SET TASK: Wherever the string "this" appears, copy the whole line.
####################
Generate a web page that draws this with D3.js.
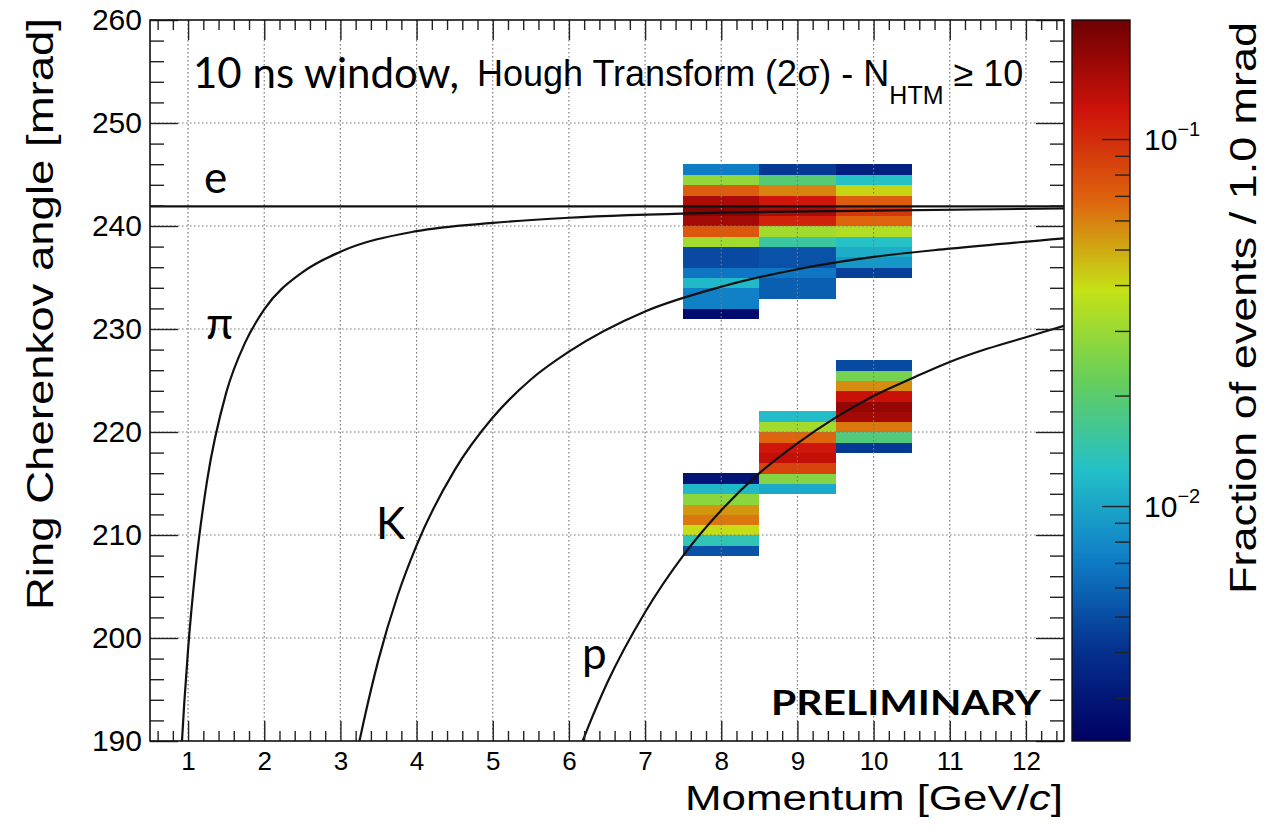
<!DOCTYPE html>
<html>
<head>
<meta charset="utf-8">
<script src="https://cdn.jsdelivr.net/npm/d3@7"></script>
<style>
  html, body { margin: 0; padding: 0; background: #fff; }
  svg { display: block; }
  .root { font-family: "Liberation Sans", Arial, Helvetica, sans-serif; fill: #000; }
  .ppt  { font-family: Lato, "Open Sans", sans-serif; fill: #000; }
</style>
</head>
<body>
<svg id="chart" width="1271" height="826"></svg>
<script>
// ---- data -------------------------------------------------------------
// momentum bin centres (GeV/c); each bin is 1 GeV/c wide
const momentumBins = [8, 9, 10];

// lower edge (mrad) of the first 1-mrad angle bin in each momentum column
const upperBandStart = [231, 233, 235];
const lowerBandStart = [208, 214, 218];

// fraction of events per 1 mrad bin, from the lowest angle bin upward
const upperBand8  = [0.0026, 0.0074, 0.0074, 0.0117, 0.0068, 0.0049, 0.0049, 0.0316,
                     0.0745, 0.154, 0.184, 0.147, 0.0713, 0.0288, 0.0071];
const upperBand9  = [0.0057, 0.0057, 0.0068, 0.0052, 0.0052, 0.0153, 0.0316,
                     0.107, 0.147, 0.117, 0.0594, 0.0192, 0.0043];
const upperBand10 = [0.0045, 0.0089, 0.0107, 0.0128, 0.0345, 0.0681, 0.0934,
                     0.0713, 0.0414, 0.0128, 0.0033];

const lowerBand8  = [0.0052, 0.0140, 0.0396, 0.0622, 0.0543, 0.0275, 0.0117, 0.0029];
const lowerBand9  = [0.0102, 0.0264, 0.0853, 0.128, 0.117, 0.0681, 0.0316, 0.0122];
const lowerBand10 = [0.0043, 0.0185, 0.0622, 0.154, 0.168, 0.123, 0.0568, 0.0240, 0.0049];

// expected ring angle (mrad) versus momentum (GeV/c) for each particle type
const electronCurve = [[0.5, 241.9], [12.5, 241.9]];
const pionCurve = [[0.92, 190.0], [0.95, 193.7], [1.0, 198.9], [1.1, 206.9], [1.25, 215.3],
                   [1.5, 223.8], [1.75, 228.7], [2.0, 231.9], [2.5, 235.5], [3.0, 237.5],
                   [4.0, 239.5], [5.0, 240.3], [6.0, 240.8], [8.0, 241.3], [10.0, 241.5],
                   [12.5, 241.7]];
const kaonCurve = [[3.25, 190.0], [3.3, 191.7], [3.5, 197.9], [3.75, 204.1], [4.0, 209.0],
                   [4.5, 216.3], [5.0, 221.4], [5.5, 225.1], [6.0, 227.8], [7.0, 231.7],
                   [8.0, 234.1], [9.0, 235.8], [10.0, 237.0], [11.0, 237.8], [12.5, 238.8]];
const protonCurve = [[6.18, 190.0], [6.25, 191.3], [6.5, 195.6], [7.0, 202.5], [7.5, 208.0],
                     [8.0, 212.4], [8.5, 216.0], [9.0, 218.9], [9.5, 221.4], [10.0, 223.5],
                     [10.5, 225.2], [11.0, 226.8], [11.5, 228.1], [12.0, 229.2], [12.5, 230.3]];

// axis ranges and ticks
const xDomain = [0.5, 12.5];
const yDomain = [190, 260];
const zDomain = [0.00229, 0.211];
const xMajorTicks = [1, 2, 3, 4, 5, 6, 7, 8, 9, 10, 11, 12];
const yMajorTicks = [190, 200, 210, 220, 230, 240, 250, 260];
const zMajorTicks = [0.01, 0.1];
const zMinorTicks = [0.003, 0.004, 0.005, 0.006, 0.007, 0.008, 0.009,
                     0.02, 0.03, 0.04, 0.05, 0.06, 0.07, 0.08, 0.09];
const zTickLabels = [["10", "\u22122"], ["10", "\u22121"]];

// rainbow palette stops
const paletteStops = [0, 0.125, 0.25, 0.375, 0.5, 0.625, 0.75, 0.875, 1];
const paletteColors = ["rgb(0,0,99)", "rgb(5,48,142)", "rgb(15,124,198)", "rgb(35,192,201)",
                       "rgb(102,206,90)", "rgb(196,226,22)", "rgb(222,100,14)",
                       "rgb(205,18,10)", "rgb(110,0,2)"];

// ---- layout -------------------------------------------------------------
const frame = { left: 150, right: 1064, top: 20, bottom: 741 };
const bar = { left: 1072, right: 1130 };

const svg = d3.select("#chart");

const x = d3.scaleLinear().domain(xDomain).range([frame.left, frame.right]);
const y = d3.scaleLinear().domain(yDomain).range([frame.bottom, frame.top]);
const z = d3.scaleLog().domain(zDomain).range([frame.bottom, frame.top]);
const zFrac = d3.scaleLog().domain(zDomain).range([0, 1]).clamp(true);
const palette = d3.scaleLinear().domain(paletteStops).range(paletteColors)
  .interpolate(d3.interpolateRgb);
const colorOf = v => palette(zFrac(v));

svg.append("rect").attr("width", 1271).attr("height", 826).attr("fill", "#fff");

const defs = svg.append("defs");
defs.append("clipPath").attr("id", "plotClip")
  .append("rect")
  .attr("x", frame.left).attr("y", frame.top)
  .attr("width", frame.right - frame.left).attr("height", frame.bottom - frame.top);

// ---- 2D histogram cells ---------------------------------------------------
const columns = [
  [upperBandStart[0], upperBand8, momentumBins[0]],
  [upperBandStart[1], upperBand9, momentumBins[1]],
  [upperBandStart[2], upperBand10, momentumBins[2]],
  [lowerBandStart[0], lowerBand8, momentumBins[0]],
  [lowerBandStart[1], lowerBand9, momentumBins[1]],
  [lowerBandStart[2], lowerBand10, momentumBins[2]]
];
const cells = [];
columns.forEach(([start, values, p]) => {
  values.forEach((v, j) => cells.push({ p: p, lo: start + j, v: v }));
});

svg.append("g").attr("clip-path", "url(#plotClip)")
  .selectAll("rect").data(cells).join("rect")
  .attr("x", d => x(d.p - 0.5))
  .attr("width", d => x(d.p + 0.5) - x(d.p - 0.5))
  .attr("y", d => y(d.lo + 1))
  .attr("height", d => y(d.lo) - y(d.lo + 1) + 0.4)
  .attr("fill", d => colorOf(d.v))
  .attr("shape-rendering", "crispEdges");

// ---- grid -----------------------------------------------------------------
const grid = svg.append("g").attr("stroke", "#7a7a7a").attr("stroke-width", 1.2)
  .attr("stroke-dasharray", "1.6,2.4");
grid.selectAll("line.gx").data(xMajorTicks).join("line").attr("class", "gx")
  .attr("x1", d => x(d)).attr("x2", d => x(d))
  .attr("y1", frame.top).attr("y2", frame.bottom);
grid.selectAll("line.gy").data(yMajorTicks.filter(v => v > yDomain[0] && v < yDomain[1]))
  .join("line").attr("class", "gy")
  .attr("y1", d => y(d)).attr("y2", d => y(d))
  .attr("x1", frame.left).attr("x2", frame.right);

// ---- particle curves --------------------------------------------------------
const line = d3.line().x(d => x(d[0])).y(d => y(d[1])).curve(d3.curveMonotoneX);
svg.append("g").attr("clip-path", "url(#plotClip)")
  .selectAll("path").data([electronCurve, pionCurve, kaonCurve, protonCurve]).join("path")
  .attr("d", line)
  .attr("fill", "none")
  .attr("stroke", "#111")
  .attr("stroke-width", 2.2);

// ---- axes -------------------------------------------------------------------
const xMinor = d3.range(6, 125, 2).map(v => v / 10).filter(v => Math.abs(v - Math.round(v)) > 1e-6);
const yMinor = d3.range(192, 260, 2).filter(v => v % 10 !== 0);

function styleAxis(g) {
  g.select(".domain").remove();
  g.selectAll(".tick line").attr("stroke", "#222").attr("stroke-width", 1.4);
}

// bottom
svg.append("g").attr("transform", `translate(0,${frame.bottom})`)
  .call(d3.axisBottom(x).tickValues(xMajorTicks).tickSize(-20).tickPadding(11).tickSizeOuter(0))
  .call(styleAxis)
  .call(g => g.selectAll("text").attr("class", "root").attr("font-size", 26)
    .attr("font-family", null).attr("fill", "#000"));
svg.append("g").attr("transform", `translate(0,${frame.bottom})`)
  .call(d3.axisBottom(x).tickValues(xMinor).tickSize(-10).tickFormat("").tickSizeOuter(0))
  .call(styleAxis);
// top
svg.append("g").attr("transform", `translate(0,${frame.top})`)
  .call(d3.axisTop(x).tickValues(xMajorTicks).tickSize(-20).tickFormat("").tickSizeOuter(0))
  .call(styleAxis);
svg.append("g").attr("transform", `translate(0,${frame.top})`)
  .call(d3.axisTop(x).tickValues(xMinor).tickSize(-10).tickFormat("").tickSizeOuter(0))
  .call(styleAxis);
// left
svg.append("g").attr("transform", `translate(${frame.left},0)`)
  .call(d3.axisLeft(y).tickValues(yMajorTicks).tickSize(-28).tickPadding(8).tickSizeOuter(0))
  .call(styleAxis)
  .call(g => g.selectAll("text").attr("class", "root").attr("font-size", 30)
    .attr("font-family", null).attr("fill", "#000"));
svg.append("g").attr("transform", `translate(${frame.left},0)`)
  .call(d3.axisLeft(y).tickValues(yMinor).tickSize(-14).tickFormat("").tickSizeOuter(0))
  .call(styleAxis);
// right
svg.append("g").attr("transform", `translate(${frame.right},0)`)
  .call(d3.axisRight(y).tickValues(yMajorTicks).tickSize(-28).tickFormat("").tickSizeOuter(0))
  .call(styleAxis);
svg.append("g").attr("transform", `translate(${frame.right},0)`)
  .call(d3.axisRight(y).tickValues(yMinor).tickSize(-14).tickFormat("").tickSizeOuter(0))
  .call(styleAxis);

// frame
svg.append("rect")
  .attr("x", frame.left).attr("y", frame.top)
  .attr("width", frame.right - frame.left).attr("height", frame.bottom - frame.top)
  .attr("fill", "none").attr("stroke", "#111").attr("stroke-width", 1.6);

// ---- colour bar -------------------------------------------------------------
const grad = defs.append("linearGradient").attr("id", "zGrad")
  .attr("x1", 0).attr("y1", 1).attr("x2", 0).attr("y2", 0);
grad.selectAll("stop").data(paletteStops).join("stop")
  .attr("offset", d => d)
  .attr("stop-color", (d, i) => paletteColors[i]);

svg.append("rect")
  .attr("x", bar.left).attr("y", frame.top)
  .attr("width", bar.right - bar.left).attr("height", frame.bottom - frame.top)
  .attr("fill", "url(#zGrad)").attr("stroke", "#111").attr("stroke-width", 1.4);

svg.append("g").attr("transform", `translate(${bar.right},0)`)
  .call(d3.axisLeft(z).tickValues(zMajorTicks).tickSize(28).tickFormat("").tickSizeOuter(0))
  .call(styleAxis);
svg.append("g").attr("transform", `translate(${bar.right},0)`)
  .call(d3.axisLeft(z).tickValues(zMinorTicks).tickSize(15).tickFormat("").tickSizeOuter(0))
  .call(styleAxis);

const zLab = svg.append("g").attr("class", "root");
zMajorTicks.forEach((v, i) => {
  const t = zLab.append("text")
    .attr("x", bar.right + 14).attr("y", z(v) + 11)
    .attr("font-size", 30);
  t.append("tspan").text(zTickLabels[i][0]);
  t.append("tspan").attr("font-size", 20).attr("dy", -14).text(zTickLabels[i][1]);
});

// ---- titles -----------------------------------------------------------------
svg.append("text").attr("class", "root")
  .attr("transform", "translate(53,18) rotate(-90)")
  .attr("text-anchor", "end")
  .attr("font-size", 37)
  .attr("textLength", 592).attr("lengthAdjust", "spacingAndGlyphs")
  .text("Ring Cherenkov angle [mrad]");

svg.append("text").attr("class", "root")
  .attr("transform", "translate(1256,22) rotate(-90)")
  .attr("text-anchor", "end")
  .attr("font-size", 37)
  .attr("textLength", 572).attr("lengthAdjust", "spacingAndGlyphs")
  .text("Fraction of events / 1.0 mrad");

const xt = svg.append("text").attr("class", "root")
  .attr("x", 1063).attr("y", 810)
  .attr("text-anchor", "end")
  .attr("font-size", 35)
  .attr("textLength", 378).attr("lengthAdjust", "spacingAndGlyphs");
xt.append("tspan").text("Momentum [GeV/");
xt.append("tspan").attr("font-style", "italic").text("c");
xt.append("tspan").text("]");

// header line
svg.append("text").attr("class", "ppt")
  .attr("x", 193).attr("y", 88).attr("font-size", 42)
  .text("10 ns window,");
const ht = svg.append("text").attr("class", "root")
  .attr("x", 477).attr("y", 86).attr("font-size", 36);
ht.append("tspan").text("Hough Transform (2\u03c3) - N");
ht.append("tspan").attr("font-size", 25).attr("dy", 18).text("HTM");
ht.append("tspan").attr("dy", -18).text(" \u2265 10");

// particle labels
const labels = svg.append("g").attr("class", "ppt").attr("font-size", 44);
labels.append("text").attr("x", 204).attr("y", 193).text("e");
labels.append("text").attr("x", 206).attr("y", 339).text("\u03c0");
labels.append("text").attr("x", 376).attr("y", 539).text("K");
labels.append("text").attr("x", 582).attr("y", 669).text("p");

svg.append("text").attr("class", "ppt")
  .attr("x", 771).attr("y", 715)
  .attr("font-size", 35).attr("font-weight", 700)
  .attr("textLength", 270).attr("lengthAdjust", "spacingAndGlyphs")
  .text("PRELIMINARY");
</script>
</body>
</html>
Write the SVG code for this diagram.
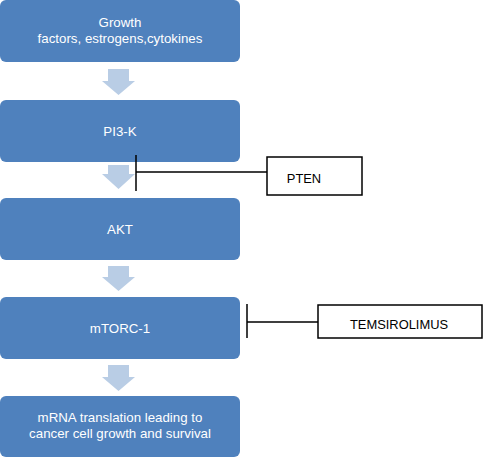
####################
WRITTEN ANSWER:
Generate a web page that draws this with D3.js.
Write the SVG code for this diagram.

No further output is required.